Bafra Shooting Range
- Full name: Şehit Mustafa Serin Atış Poligonu
- Address: Fatih Mah., Sedde Yolu 2. Sok.
- Location: Bafra, Samsun, Turkey
- Coordinates: 41°34′39″N 35°53′43″E﻿ / ﻿41.57750°N 35.89528°E
- Capacity: 500

Construction
- Opened: June 2017; 9 years ago

Tenant
- 2017 Summer Deaflympics

= Bafra Shooting Range =

Shooting range in Bafra, Samsun, Turkey

Bafra Shooting Range, also known as Şehit Mustafa Serin Shooting Range, (Bafra Atış Poligonu or Şehit Mustafa Serin Atış Poligonu) is an indoor shooting range located in Bafra district of Samsun Province, northern Turkey. It was built for the 2017 Summer Deaflympics.

The tender for the construction of the building was announced on November 16, 2016. Built by the local agency of the Ministry of Youth and Sports, it is situated in Fatih Mah., Sedde Yolu 2. Sok. in Bafra. The venue is a two-story building with a 25 m and a 50 m firing range at each floor.

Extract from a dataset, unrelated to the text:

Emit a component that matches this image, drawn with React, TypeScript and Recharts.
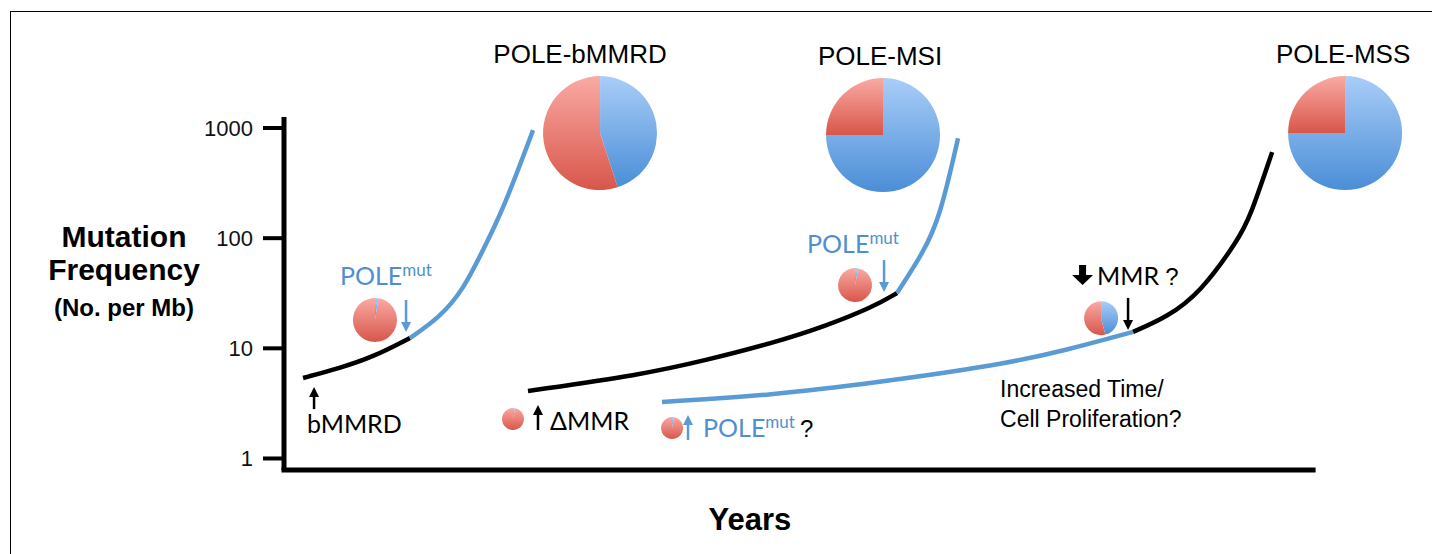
import React from 'react';
import {
  ComposedChart,
  Line,
  Scatter,
  XAxis,
  YAxis,
  ReferenceLine,
  Sector,
} from 'recharts';

// log axis: mutation frequency (per Mb), x: years (schematic)
const yTicks = [1, 10, 100, 1000];
const yDomain = [0.786, 1259];
const xDomain = [0, 110];
const xAxisEnd = 100;

// POLE-bMMRD path
const bmmrdBlack = [
  { x: 1.85, y: 5.38 },
  { x: 5.44, y: 6.63 },
  { x: 8.65, y: 8.34 },
  { x: 12.24, y: 12.4 },
];
const bmmrdBlue = [
  { x: 12.24, y: 12.4 },
  { x: 15.16, y: 19.2 },
  { x: 17.4, y: 33.8 },
  { x: 19.34, y: 78.0 },
  { x: 21.28, y: 180 },
  { x: 24.2, y: 957 },
];

// POLE-MSI path
const msiBlack = [
  { x: 23.71, y: 4.1 },
  { x: 34.6, y: 5.72 },
  { x: 41.11, y: 7.83 },
  { x: 47.52, y: 11.2 },
  { x: 52.38, y: 15.6 },
  { x: 57.24, y: 23.7 },
  { x: 59.57, y: 31.8 },
];
const msiBlue = [
  { x: 59.57, y: 31.8 },
  { x: 62.1, y: 73.3 },
  { x: 63.75, y: 155 },
  { x: 65.5, y: 809 },
];

// POLE-MSS path
const mssBlue = [
  { x: 36.73, y: 3.26 },
  { x: 47.52, y: 3.77 },
  { x: 57.24, y: 4.84 },
  { x: 69.58, y: 7.05 },
  { x: 76.09, y: 9.65 },
  { x: 82.51, y: 14.1 },
];
const mssBlack = [
  { x: 82.51, y: 14.1 },
  { x: 85.81, y: 19.2 },
  { x: 89.02, y: 31.8 },
  { x: 92.71, y: 96.1 },
  { x: 93.88, y: 155 },
  { x: 96.02, y: 604 },
];

// pies: share of POLE-type (blue) mutations, rest is MMR-type (red)
const pies = [
  { id: 'bmmrd', x: 30.71, y: 899, blue: 0.45, title: 'POLE-bMMRD' },
  { id: 'msi', x: 58.21, y: 862, blue: 0.75, title: 'POLE-MSI' },
  { id: 'mss', x: 103.11, y: 899, blue: 0.75, title: 'POLE-MSS' },
  { id: 's1', x: 8.84, y: 18.1, blue: 0.025 },
  { id: 's2', x: 22.25, y: 2.28, blue: 0.03 },
  { id: 's3', x: 55.49, y: 37.5, blue: 0.03 },
  { id: 's4', x: 37.71, y: 1.89, blue: 0.03 },
  { id: 's5', x: 79.4, y: 18.8, blue: 0.46 },
];

const arrows = [
  { id: 'a1', x: 2.92, y: 4.45, dir: 'up', tone: 'black' },
  { id: 'a2', x: 11.86, y: 14.06, dir: 'down', tone: 'blue' },
  { id: 'a3', x: 24.68, y: 3.06, dir: 'up', tone: 'black' },
  { id: 'a4', x: 58.31, y: 32.4, dir: 'down', tone: 'blue' },
  { id: 'a5', x: 39.26, y: 2.48, dir: 'up', tone: 'blue' },
  { id: 'a6', x: 82.02, y: 14.7, dir: 'down', tone: 'black' },
];

const notes = [
  { x: 2.24, y: 1.7, text: 'bMMRD', kind: 'label' },
  { x: 25.85, y: 1.81, text: 'ΔMMR', kind: 'label' },
  { x: 5.44, y: 37.5, text: 'POLE', sup: 'mut', kind: 'pole' },
  { x: 50.83, y: 73.3, text: 'POLE', sup: 'mut', kind: 'pole' },
  { x: 40.72, y: 1.57, text: 'POLE', sup: 'mut', tail: '?', kind: 'pole' },
  { x: 79.01, y: 37.5, text: 'MMR', tail: '?', kind: 'mmr' },
  { x: 69.58, y: 3.61, text: 'Increased Time/', kind: 'plain' },
  { x: 69.58, y: 1.93, text: 'Cell Proliferation?', kind: 'plain' },
];

const BLUE = '#5b9bd5';
const BLUE_TEXT = '#4f8fd1';
const ARIAL = '"Liberation Sans", Arial, sans-serif';
const CALIBRI = 'Lato, "DejaVu Sans", sans-serif';

const pieRadius: Record<string, number> = {
  bmmrd: 57, msi: 57, mss: 57, s1: 22, s2: 11, s3: 17, s4: 11, s5: 17,
};
const titleDx: Record<string, number> = { bmmrd: -20, msi: -3, mss: -2 };
const arrowLen: Record<string, number> = {
  a1: 22, a2: 32, a3: 25, a4: 32, a5: 25, a6: 32,
};

const PieMark = (props: any) => {
  const { cx, cy, payload } = props;
  const r = pieRadius[payload.id];
  const split = 90 - 360 * payload.blue;
  return (
    <g>
      <Sector cx={cx} cy={cy} innerRadius={0} outerRadius={r}
        startAngle={90} endAngle={split} fill='url(#blueFill)' />
      <Sector cx={cx} cy={cy} innerRadius={0} outerRadius={r}
        startAngle={split} endAngle={-270} fill='url(#redFill)' />
      {payload.title && (
        <text x={cx + (titleDx[payload.id] || 0)} y={cy - 70}
          textAnchor='middle' fontFamily={ARIAL} fontSize={26} fill='#000'>
          {payload.title}
        </text>
      )}
    </g>
  );
};

const ArrowMark = (props: any) => {
  const { cx, cy, payload } = props;
  const len = arrowLen[payload.id];
  const color = payload.tone === 'blue' ? BLUE : '#000';
  const s = payload.dir === 'down' ? -1 : 1;
  return (
    <g>
      <line x1={cx} y1={cy + s * len} x2={cx} y2={cy + s * 8}
        stroke={color} strokeWidth={2.5} />
      <polygon
        points={`${cx - 5},${cy + s * 10} ${cx + 5},${cy + s * 10} ${cx},${cy}`}
        fill={color} />
    </g>
  );
};

const NoteMark = (props: any) => {
  const { cx, cy, payload } = props;
  if (payload.kind === 'plain') {
    return (
      <text x={cx} y={cy} fontFamily={ARIAL} fontSize={23} fill='#000'>
        {payload.text}
      </text>
    );
  }
  if (payload.kind === 'pole') {
    return (
      <text x={cx} y={cy} fontFamily={CALIBRI} fontSize={25} fill={BLUE_TEXT}>
        <tspan>{payload.text}</tspan>
        <tspan dy={-9} fontSize={17}>{payload.sup}</tspan>
        {payload.tail && (
          <tspan dx={5} dy={9} fill='#000' fontFamily={ARIAL} fontSize={24}>
            {payload.tail}
          </tspan>
        )}
      </text>
    );
  }
  if (payload.kind === 'mmr') {
    const p = [
      [-18, -20], [-11, -20], [-11, -10], [-4, -10],
      [-14.5, 0], [-25, -10], [-18, -10],
    ].map(([a, b]) => `${cx + a},${cy + b}`).join(' ');
    return (
      <g>
        <polygon points={p} fill='#000' />
        <text x={cx} y={cy} fontFamily={CALIBRI} fontSize={25} fill='#000'>
          {payload.text}
          <tspan dx={6} fontFamily={ARIAL} fontSize={24}>{payload.tail}</tspan>
        </text>
      </g>
    );
  }
  return (
    <text x={cx} y={cy} fontFamily={CALIBRI} fontSize={25} fill='#000'>
      {payload.text}
    </text>
  );
};

const YLabel = (props: any) => {
  const vb = props.viewBox || { x: 224, y: 117 };
  const cx = vb.x - 100;
  return (
    <g fontFamily={ARIAL} fontWeight='bold' fill='#000' textAnchor='middle'>
      <text x={cx} y={vb.y + 130} fontSize={30}>Mutation</text>
      <text x={cx} y={vb.y + 163} fontSize={30}>Frequency</text>
      <text x={cx} y={vb.y + 199} fontSize={24}>(No. per Mb)</text>
    </g>
  );
};

const XLabel = (props: any) => {
  const vb = props.viewBox || { x: 284, y: 470 };
  return (
    <text x={vb.x + 466} y={vb.y + 60} textAnchor='middle' fontFamily={ARIAL}
      fontWeight='bold' fontSize={31} fill='#000'>
      Years
    </text>
  );
};

export default function App() {
  const lineProps = {
    type: 'basis' as const,
    dataKey: 'y',
    dot: false,
    strokeWidth: 4.5,
    isAnimationActive: false,
  };
  return (
    <div style={{ position: 'absolute', left: 0, top: 0, width: 1432, height: 554, background: '#fff' }}>
      <div style={{
        position: 'absolute', left: 10, top: 11, width: 1422, height: 543,
        borderTop: '1px solid #000', borderLeft: '1px solid #000', boxSizing: 'border-box',
      }} />
      <div style={{ position: 'absolute', left: 0, top: 0 }}>
        <ComposedChart width={1432} height={554}
          margin={{ top: 117, right: 16, bottom: 0, left: 224 }}>
          <defs>
            <linearGradient id='redFill' x1='0' y1='0' x2='0' y2='1'>
              <stop offset='0%' stopColor='#f9aaa4' />
              <stop offset='100%' stopColor='#d8564a' />
            </linearGradient>
            <linearGradient id='blueFill' x1='0' y1='0' x2='0' y2='1'>
              <stop offset='0%' stopColor='#a9cdf8' />
              <stop offset='100%' stopColor='#4a8ed7' />
            </linearGradient>
          </defs>
          <XAxis type='number' dataKey='x' domain={xDomain} height={84}
            axisLine={false} tick={false} tickLine={false}
            label={{ content: XLabel }} />
          <YAxis type='number' dataKey='y' scale='log' domain={yDomain}
            ticks={yTicks} width={60} interval={0}
            axisLine={{ stroke: '#000', strokeWidth: 5 }}
            tickLine={{ stroke: '#000', strokeWidth: 4 }}
            tickSize={21} tickMargin={10}
            tick={{ fontSize: 22, fill: '#111', fontFamily: ARIAL }}
            label={{ content: YLabel }} />
          <ReferenceLine
            segment={[{ x: 0, y: yDomain[0] }, { x: xAxisEnd, y: yDomain[0] }]}
            stroke='#000' strokeWidth={5} strokeLinecap='square' />
          <Line {...lineProps} data={bmmrdBlack} stroke='#000' />
          <Line {...lineProps} data={bmmrdBlue} stroke={BLUE} />
          <Line {...lineProps} data={msiBlack} stroke='#000' />
          <Line {...lineProps} data={msiBlue} stroke={BLUE} />
          <Line {...lineProps} data={mssBlue} stroke={BLUE} />
          <Line {...lineProps} data={mssBlack} stroke='#000' />
          <Scatter data={pies} shape={PieMark} isAnimationActive={false} />
          <Scatter data={arrows} shape={ArrowMark} isAnimationActive={false} />
          <Scatter data={notes} shape={NoteMark} isAnimationActive={false} />
        </ComposedChart>
      </div>
    </div>
  );
}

It was opened in June 2017, and named in honor of Mustafa Serin, an officer of the Police Special Operation Department in Ankara, who was killed in the line of duty, (Şehit for martyr) during the 2016 Turkish coup d'état attempt. The shooting venue has a seating capacity for 500 spectators.

==International events hosted==
The venue hosted the shooting events of the 2017 Summer Deaflympics.